Monday, 16 July 2012

Seedling roses

Climbing roses, offspring of Kiftsgate, the huge climber - these two plants have a fuller flower.



Sunday, 15 July 2012

Shock In Pink

Three roses, first Rosa Mundi (translates Rose of the World) = name Rosamund. Pink and white bi-colour


Raubritter, very tight buds

 and I think Esfahan

Saturday, 14 July 2012

Mock Orange

These philadelphus are late flowering. The top is variegated (enlarge the picture to see) named Innocence.

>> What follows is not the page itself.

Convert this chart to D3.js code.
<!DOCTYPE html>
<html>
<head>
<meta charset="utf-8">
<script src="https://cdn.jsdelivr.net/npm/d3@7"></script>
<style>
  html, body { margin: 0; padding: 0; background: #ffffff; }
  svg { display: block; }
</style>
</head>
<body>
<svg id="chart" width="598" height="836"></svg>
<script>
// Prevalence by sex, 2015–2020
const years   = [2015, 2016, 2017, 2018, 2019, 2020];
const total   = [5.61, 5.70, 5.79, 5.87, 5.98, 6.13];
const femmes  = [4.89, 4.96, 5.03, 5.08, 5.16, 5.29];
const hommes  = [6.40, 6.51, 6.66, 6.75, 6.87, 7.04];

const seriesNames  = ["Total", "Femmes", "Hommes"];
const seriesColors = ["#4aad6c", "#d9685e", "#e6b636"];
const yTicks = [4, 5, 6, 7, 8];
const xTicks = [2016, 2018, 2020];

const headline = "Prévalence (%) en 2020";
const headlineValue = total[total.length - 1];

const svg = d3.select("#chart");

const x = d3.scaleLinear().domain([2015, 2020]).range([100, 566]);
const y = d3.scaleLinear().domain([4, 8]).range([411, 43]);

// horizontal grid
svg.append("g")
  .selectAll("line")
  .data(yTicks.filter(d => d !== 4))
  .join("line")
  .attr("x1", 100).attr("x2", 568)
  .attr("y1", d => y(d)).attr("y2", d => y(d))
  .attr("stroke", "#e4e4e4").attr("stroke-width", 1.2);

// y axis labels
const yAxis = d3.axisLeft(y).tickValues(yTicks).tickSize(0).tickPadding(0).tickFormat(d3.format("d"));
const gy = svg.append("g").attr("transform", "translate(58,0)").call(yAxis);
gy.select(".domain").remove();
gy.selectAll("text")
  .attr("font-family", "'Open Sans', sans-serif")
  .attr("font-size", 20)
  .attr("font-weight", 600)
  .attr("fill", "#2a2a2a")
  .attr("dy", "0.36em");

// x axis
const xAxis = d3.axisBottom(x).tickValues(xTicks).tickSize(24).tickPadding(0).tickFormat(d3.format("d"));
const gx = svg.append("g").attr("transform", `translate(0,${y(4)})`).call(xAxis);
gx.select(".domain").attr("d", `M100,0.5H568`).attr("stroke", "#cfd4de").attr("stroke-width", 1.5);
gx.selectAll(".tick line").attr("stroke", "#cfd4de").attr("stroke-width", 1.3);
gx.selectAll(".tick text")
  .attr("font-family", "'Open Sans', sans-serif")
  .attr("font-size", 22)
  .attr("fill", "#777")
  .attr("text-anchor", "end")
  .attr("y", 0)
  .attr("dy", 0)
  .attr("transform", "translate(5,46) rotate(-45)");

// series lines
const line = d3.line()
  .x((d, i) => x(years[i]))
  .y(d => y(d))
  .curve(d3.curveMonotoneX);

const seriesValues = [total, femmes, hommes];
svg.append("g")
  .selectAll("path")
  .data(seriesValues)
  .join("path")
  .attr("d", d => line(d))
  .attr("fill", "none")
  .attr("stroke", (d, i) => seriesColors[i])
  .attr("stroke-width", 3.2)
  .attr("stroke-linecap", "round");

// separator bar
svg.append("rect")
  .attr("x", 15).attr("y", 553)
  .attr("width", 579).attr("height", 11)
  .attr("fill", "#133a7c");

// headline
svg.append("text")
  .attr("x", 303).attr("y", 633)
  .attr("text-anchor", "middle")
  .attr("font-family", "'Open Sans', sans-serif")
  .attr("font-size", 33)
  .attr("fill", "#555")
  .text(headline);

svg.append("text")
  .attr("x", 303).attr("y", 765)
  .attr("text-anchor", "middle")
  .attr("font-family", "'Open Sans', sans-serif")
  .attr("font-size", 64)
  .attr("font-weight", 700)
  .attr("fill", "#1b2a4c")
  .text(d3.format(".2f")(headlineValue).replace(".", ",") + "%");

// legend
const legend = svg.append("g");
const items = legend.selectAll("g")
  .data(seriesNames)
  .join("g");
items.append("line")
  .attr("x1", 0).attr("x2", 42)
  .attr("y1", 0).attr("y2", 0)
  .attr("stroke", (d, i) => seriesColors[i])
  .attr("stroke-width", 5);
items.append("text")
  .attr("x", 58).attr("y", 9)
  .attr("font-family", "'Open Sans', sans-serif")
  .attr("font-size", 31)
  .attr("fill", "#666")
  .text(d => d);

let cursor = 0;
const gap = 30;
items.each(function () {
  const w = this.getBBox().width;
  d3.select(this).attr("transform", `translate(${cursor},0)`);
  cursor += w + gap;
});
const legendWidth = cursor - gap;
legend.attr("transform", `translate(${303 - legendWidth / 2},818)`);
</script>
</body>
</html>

This one is a mature unknown variety planted at least 20 years ago.


Friday, 13 July 2012

Water lilies

A couple of water lilies in our small ponds



Thursday, 12 July 2012

Toadflax

This is the new bed constructed since last summer when a leylandii hedge was removed. The picture shows 'purple toadflax' in the linaria family. They are wildflowers which arrived naturally. Having seen them grown and labelled in the Welsh Botanic Garden, I am selecting the best forms such as this glorious pale pink. The purple form is in the foreground. Seen from the road, they attract very favourable comment.


Wednesday, 11 July 2012

Crazy Sax

Saxifrage hair-do on an Omnipuss pot...


Tuesday, 10 July 2012

Penstemon isophyllus

I notice that the secies form can come out redder than this, but it was a nice surprise to see this has survived.


Monday, 9 July 2012

Dahlias

A confession - owing to the rain and out holidays, I never quite got around to planting ot the dahlias I stored last winter. Here they are in the polytunnel - oh dear.



Sunday, 8 July 2012

Riot!

This is what we call the hexagonal bed, for obvious reasons. A raised bed of railway sleepers. Planting is mainly geranium and nepeta, with a clematis in the middle and a deutzisa now gone over.


Saturday, 7 July 2012

Beauty bush

Kolkwitzia amabilis, introduced to Britain by 'Chinese' Wilson 1901. Distantly related to the honeysuckle. It was named after Richard Kolkwitz, a professor of botany in Berlin. We missed the full flowering when in Scotland.



Friday, 6 July 2012

Cottage garden...

A couple of beds for a change... geraniums plus addictive additives



Thursday, 5 July 2012

White corydalis

This white corydalis flowers for 8 months per year...


Wednesday, 4 July 2012

Tuesday, 3 July 2012

Fuzzy Deutzia.

Deutzia scabra 'Flora Plena'.  This specimen  started life as a cutting from a friend's garden. It is over 13 foot (4 metres) high and covered with white flower panicles (middle picture) for about 3 weeks. It is nicknamed 'Fuzzy Deutzia' as flowers are like fluffy balls.  What's in a name?  J van der Deutz was the money man who financed planthunting and employed Thunberg (who had other flowers named after him). 'Scabra' means rough, after the bark (bottom picture) which cracks and peels. Flora plena means 'full flowered', that is double flowers rather than dingle petals. The first one was imported in 1822 by Robert Fortune from China. This specimen pictured is about 25 years old.






Monday, 2 July 2012

Three interesting penstemons

Three old fashioned penstemons with a curious story.
Top, Mother of Pearl. Because nurseries abbreviated this to MoP, it sometimes appeared as Mrs Mop.


Second, Stapleford Gem, an iridescent blue, deeper than Mother of Pearl. Nurseries would abbreviate this to SG.

Third, Sour Grapes (below), also abbreviated as SG. And guess what, the two became confused. Two thirds of penstemons bought as Sour Grapes even today turn out to be Stapleford Gem. The proper genealogies of the two plants was sorted out by the Royal Horticultural Society in the 1990s.